Check for 'holes' in your portfolio and fill them up. For instance, if you find all of your savings in fixed income instruments such as National Savings Certificate (NSC), Public Provident Fund (PPF), Employees Provident Fund (EPF) and bank deposits, ensure that future investments are channelised into equity to attain a balance.

Most importantly, ensure that your portfolio includes core holdings, those investments on which you're relying on most to help you meet your goals. Core investments should be the biggest part of your portfolio and should provide a foundation to build up upon.

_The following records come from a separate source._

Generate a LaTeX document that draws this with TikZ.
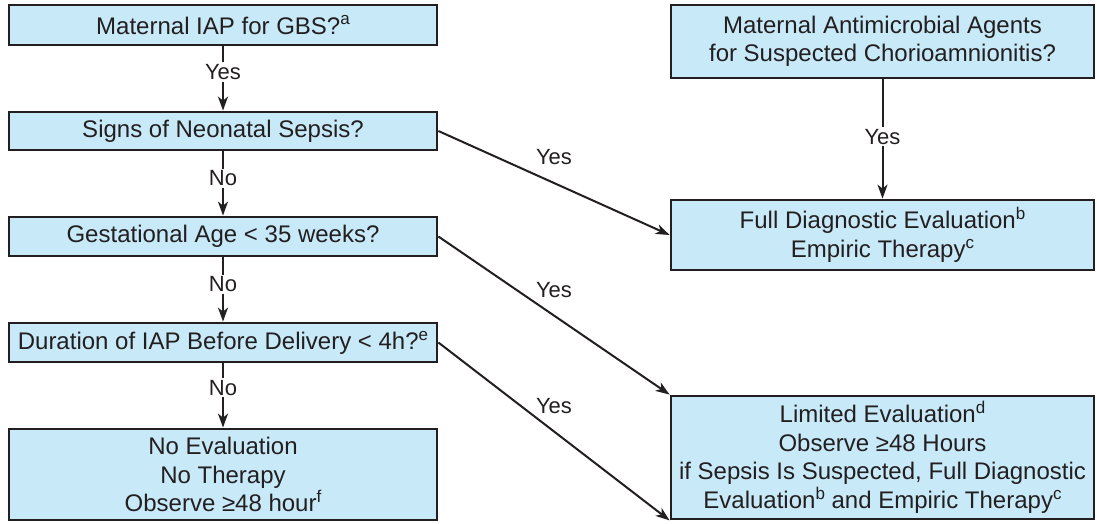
\documentclass[tikz,border=0pt]{standalone}
\usepackage{fontspec}
\setmainfont{Liberation Sans}
\usetikzlibrary{arrows.meta}
\definecolor{boxfill}{RGB}{199,233,248}
\definecolor{ink}{RGB}{35,31,32}
\newcommand\fnsup[1]{\raisebox{0.38em}{\fontsize{17}{17}\selectfont #1}}
\tikzset{
  flowbox/.style={draw=ink, line width=2.8pt, fill=boxfill, inner sep=0pt, align=center,
    font=\fontsize{24}{28.5}\selectfont, text=ink},
  conn/.style={draw=ink, line width=2pt, -{Stealth[length=14pt,width=10pt,inset=4pt]}},
  lbl/.style={font=\fontsize{22}{26}\selectfont, text=ink, fill=white, inner sep=2pt},
  dlbl/.style={font=\fontsize{22}{26}\selectfont, text=ink, inner sep=0pt}
}
\begin{document}
\begin{tikzpicture}[x=1pt,y=-1pt]
\useasboundingbox (0,0) rectangle (1097,523);
\node[flowbox, minimum width=428, minimum height=40] (l1) at (223,25) {Maternal IAP for GBS?\fnsup{a}};
\node[flowbox, minimum width=428, minimum height=38] (l2) at (223,131) {Signs of Neonatal Sepsis?};
\node[flowbox, minimum width=428, minimum height=39] (l3) at (223,236.5) {Gestational Age < 35 weeks?};
\node[flowbox, minimum width=428, minimum height=39] (l4) at (223,342.5) {Duration of IAP Before Delivery < 4h?\fnsup{e}};
\node[flowbox, minimum width=428, minimum height=91] (l5) at (223,474.5) {No Evaluation\\No Therapy\\Observe ≥48 hour\fnsup{f}};
\node[flowbox, minimum width=423, minimum height=73] (r1) at (882.5,41.5) {Maternal Antimicrobial Agents\\for Suspected Chorioamnionitis?};
\node[flowbox, minimum width=423, minimum height=70] (r2) at (882.5,235) {Full Diagnostic Evaluation\fnsup{b}\\Empiric Therapy\fnsup{c}};
\node[flowbox, minimum width=423, minimum height=123] (r3) at (882.5,457.5) {Limited Evaluation\fnsup{d}\\Observe ≥48 Hours\\if Sepsis Is Suspected, Full Diagnostic\\Evaluation\fnsup{b} and Empiric Therapy\fnsup{c}};

\draw[conn] (l1) -- node[lbl, pos=0.4] {Yes} (l2);
\draw[conn] (l2) -- node[lbl, pos=0.42] {No} (l3);
\draw[conn] (l3) -- node[lbl, pos=0.42] {No} (l4);
\draw[conn] (l4) -- node[lbl, pos=0.38] {No} (l5);
\draw[conn] (r1) -- node[lbl, pos=0.48] {Yes} (r2);

\draw[conn] (l2.east) -- node[dlbl, midway, above=17pt] {Yes} (r2.west);
\draw[conn] (l3.east) -- node[dlbl, midway, above=17pt] {Yes} (r3.north west);
\draw[conn] (l4.east) -- node[dlbl, midway, above=17pt] {Yes} (r3.south west);
\end{tikzpicture}
\end{document}
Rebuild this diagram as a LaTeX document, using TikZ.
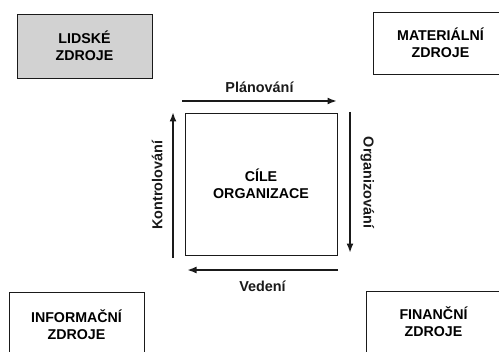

3)  Decide on an asset allocation.

The heavy lifting of any financial plan starts well before individual investment selection. In other words, sensible portfolio construction must commence with asset allocation. Some financial experts believe that determining your asset allocation is the most important decision that you'll make with respect to your investments - that it is even more important than the individual investments you buy.

So how do you decide how much should find its way into into cash, debt, and equity?

One rule of thumb is to use your age as a guide. For instance, if you're 33 years old, put 33% of your portfolio into cash and bonds and the rest into stocks. But like all thumb rules, it has its limitations. Some investors might find that figure conservative. Others might find that it's too aggressive for their particular goal.

For instance, a 23-year old girl who has just got her first job may be saving Rs 2,000 every month for her retirement. In that case, the entire amount can be invested in a diversified equity fund. However, another 23-year old may be focused only on the downpayment for a home within the span of two years. In that case, the money should go into a fixed deposit or a short-term debt fund.

Let’s go back to the second point. Once you figure out your asset allocation, take a look at your current portfolio. If that doesn't match the asset allocation you laid out in your blueprint, shift assets around to tailor the mix.

Importantly, the more time on your side, the greater the potential exposure to equity. So you can see the importance of having a blueprint at hand to make a decision.